The title of Alex Leslie’s affecting first collection of stories also serves as a unifying theme. Set in towns and cities, and along the winding coastal highways and obscure logging roads of British Columbia, these are indeed stories about people who disappear – sometimes by choice, sometimes not, and in a variety of ways: literally, figuratively, emotionally, historically.

Many of Leslie’s stories centre on gay relationships and often focus on the difficulty of being “out” in a small community. The narrator of “The Coast Is a Road” accompanies her journalist lover as she “roams the coast like an indigenous seabird” in search of stories. The journalist’s purposeful wanderlust is set in contrast to the narrator’s dependent lassitude. The story is the most lyrical of the bunch, awash in lovely descriptions like, “Whale backs sink dark ink into polished water” or, “The snowy road balanced against the side of the dark mountain, the ultrasound image of a bone inside an arm.”

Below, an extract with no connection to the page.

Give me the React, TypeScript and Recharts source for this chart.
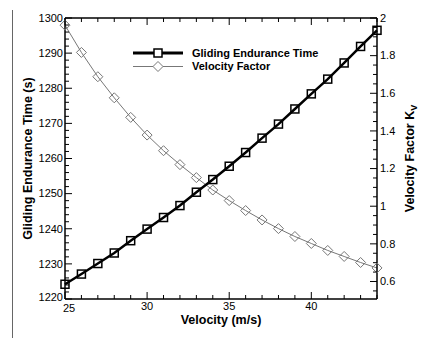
import React from "react";
import { ComposedChart, Line, XAxis, YAxis, Legend } from "recharts";

const velocity = [25, 26, 27, 28, 29, 30, 31, 32, 33, 34, 35, 36, 37, 38, 39, 40, 41, 42, 43, 44];
const glidingTime = [
  1224.2, 1227.1, 1230.1, 1233.1, 1236.6, 1239.9, 1243.2, 1246.6, 1250.4, 1254.0,
  1257.8, 1261.7, 1265.8, 1269.8, 1274.1, 1278.4, 1282.6, 1287.2, 1291.9, 1296.5,
];
const velocityFactor = [
  1.962, 1.817, 1.688, 1.576, 1.472, 1.378, 1.295, 1.221, 1.152, 1.086,
  1.03, 0.977, 0.927, 0.881, 0.839, 0.802, 0.765, 0.733, 0.701, 0.672,
];

const xMajor = [25, 30, 35, 40];
const leftMajor = [1220, 1230, 1240, 1250, 1260, 1270, 1280, 1290, 1300];
const rightMajor = [0.6, 0.8, 1, 1.2, 1.4, 1.6, 1.8, 2];

const FONT = '"Liberation Sans", Arial, Helvetica, sans-serif';

// minor tick positions
function steps(start: number, end: number, step: number) {
  const out: number[] = [];
  for (let v = start; v <= end + 1e-9; v += step) out.push(Math.round(v * 1000) / 1000);
  return out;
}
const xTicks = steps(25, 44, 1);
const leftTicks = steps(1220, 1300, 2);
const rightTicks = steps(0.55, 2, 0.05);

const isMajor = (list: number[], v: number) => list.some((m) => Math.abs(m - v) < 1e-6);

const data = velocity.map((v, i) => ({ v, t: glidingTime[i], k: velocityFactor[i] }));

function BottomTick(props: any) {
  const { x, y, payload, index } = props;
  const major = isMajor(xMajor, payload.value);
  // first label sits a little lower/right, clear of the 1220 label
  const nudge = index === 0 ? 4 : 0;
  return (
    <g>
      <line x1={x} x2={x} y1={y} y2={y - (major ? 7 : 4)} stroke="#000" strokeWidth={1} />
      {major && (
        <text
          x={x + nudge}
          y={y + 3 + (index === 0 ? 2 : 0)}
          dy="0.71em"
          textAnchor="middle"
          fontSize={11}
          fontFamily={FONT}
          fill="#000"
        >
          {payload.value}
        </text>
      )}
    </g>
  );
}

function TopTick(props: any) {
  const { x, y, payload } = props;
  const major = isMajor(xMajor, payload.value);
  return <line x1={x} x2={x} y1={y} y2={y + (major ? 7 : 4)} stroke="#000" strokeWidth={1} />;
}

function LeftTick(props: any) {
  const { x, y, payload, index } = props;
  const major = isMajor(leftMajor, payload.value);
  return (
    <g>
      <line x1={x} x2={x + (major ? 7 : 4)} y1={y} y2={y} stroke="#000" strokeWidth={1} />
      {major && (
        <text
          x={x - 2}
          y={y - (index === 0 ? 2 : 0)}
          dy="0.35em"
          textAnchor="end"
          fontSize={11}
          fontFamily={FONT}
          fill="#000"
        >
          {payload.value}
        </text>
      )}
    </g>
  );
}

function RightTick(props: any) {
  const { x, y, payload } = props;
  const major = isMajor(rightMajor, payload.value);
  return (
    <g>
      <line x1={x} x2={x - (major ? 7 : 4)} y1={y} y2={y} stroke="#000" strokeWidth={1} />
      {major && (
        <text x={x + 3} y={y} dy="0.35em" textAnchor="start" fontSize={11} fontFamily={FONT} fill="#000">
          {String(Math.round(payload.value * 10) / 10)}
        </text>
      )}
    </g>
  );
}

function SquareDot(props: any) {
  const { cx, cy, index } = props;
  if (cx == null || cy == null) return <g key={`sq-${index}`} />;
  return (
    <rect key={`sq-${index}`} x={cx - 4} y={cy - 4} width={8} height={8} fill="none" stroke="#000" strokeWidth={1.5} />
  );
}

function DiamondDot(props: any) {
  const { cx, cy, index } = props;
  if (cx == null || cy == null) return <g key={`dm-${index}`} />;
  const r = 5;
  return (
    <path
      key={`dm-${index}`}
      d={`M${cx},${cy - r}L${cx + r},${cy}L${cx},${cy + r}L${cx - r},${cy}Z`}
      fill="none"
      stroke="#777"
      strokeWidth={1}
    />
  );
}

function LegendBox() {
  return (
    <svg width={200} height={30} style={{ display: "block" }}>
      <line x1={3} x2={53} y1={8} y2={8} stroke="#000" strokeWidth={3} />
      <rect x={24} y={4} width={8} height={8} fill="#fff" stroke="#000" strokeWidth={1.5} />
      <text x={62} y={8} dy="0.35em" fontSize={11} fontWeight="bold" fontFamily={FONT} fill="#000">
        Gliding Endurance Time
      </text>
      <line x1={3} x2={53} y1={21.5} y2={21.5} stroke="#777" strokeWidth={1} />
      <path d="M28,16.5L33,21.5L28,26.5L23,21.5Z" fill="#fff" stroke="#777" strokeWidth={1} />
      <text x={62} y={21.5} dy="0.35em" fontSize={11} fontWeight="bold" fontFamily={FONT} fill="#000">
        Velocity Factor
      </text>
    </svg>
  );
}

const LeftTitle = (props: any) => {
  const vb = props.viewBox || { x: 64, y: 18, width: 1, height: 281 };
  const cx = vb.x + vb.width - 37;
  const cy = vb.y + vb.height / 2;
  return (
    <text
      transform={`translate(${cx},${cy}) rotate(-90)`}
      textAnchor="middle"
      dy="0.35em"
      fontSize={12.5}
      fontWeight="bold"
      fontFamily={FONT}
      fill="#000"
    >
      Gliding Endurance Time (s)
    </text>
  );
};

const RightTitle = (props: any) => {
  const vb = props.viewBox || { x: 377, y: 18, height: 281 };
  const cx = vb.x + 33;
  const cy = vb.y + vb.height / 2;
  return (
    <text
      transform={`translate(${cx},${cy}) rotate(-90)`}
      textAnchor="middle"
      dy="0.35em"
      fontSize={12.5}
      fontWeight="bold"
      fontFamily={FONT}
      fill="#000"
    >
      Velocity Factor K
      <tspan dy={3} fontSize={9}>
        V
      </tspan>
    </text>
  );
};

const BottomTitle = (props: any) => {
  const vb = props.viewBox || { x: 65, y: 299, width: 312 };
  return (
    <text
      x={vb.x + vb.width / 2}
      y={vb.y + 21}
      dy="0.35em"
      textAnchor="middle"
      fontSize={12.5}
      fontWeight="bold"
      fontFamily={FONT}
      fill="#000"
    >
      Velocity (m/s)
    </text>
  );
};

const axisLine = { stroke: "#000", strokeWidth: 1.5 };

export default function App() {
  return (
    <div style={{ position: "absolute", left: 0, top: 0, width: 421, height: 338, background: "#fff" }}>
      <div style={{ position: "absolute", left: 12, top: 10, width: 1, height: 328, background: "#666" }} />
      <ComposedChart
        width={421}
        height={338}
        data={data}
        margin={{ top: 17, right: 43, bottom: 38, left: 64 }}
      >
        <XAxis
          xAxisId="bottom"
          dataKey="v"
          type="number"
          domain={[25, 44]}
          ticks={xTicks}
          interval={0}
          height={1}
          tickSize={0}
          tickMargin={0}
          tickLine={false}
          axisLine={axisLine}
          tick={<BottomTick />}
          label={<BottomTitle />}
        />
        <XAxis
          xAxisId="top"
          orientation="top"
          dataKey="v"
          type="number"
          domain={[25, 44]}
          ticks={xTicks}
          interval={0}
          height={1}
          tickSize={0}
          tickMargin={0}
          tickLine={false}
          axisLine={axisLine}
          tick={<TopTick />}
        />
        <YAxis
          yAxisId="left"
          type="number"
          domain={[1220, 1300]}
          ticks={leftTicks}
          interval={0}
          width={1}
          tickSize={0}
          tickMargin={0}
          tickLine={false}
          axisLine={axisLine}
          tick={<LeftTick />}
          allowDataOverflow
          label={<LeftTitle />}
        />
        <YAxis
          yAxisId="right"
          orientation="right"
          type="number"
          domain={[0.507, 2]}
          ticks={rightTicks}
          interval={0}
          width={1}
          tickSize={0}
          tickMargin={0}
          tickLine={false}
          axisLine={axisLine}
          tick={<RightTick />}
          allowDataOverflow
          label={<RightTitle />}
        />
        <Legend
          layout="horizontal"
          verticalAlign="middle"
          align="center"
          wrapperStyle={{ position: "absolute", top: 45, left: 130, width: 200, height: 30 }}
          content={() => <LegendBox />}
        />
        <Line
          xAxisId="bottom"
          yAxisId="right"
          type="linear"
          dataKey="k"
          name="Velocity Factor"
          stroke="#777"
          strokeWidth={1}
          dot={DiamondDot}
          activeDot={false}
          isAnimationActive={false}
        />
        <Line
          xAxisId="bottom"
          yAxisId="left"
          type="linear"
          dataKey="t"
          name="Gliding Endurance Time"
          stroke="#000"
          strokeWidth={2.5}
          dot={SquareDot}
          activeDot={false}
          isAnimationActive={false}
        />
      </ComposedChart>
    </div>
  );
}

Archeology and the buried past serve as subjects or backdrops for three pieces: “Ghost Stories,” about a girl and her uncle who scour the forests for traces of abandoned mining towns; “Face,” about a group of kids who discover ancient bones on a construction site in their rapidly changing neighbourhood; and “Preservation,” about an open pit filled with the remains of prehistoric creatures that serves as a trysting place for a pair of female lovers fated to be driven apart.

In “Like Mind,” a young woman reflects on the trail of broken friendships left by her friend William’s mental illness as she drives him around Vancouver to pick up furnishings he sourced on the Internet for his new apartment. The collection ends with “Long Way from Nowhere,” another very strong piece in which the relationship between an itinerant homeless man and the girl he claims is his daughter gets blown apart when she is kidnapped by tree-dwelling activists at a logging site.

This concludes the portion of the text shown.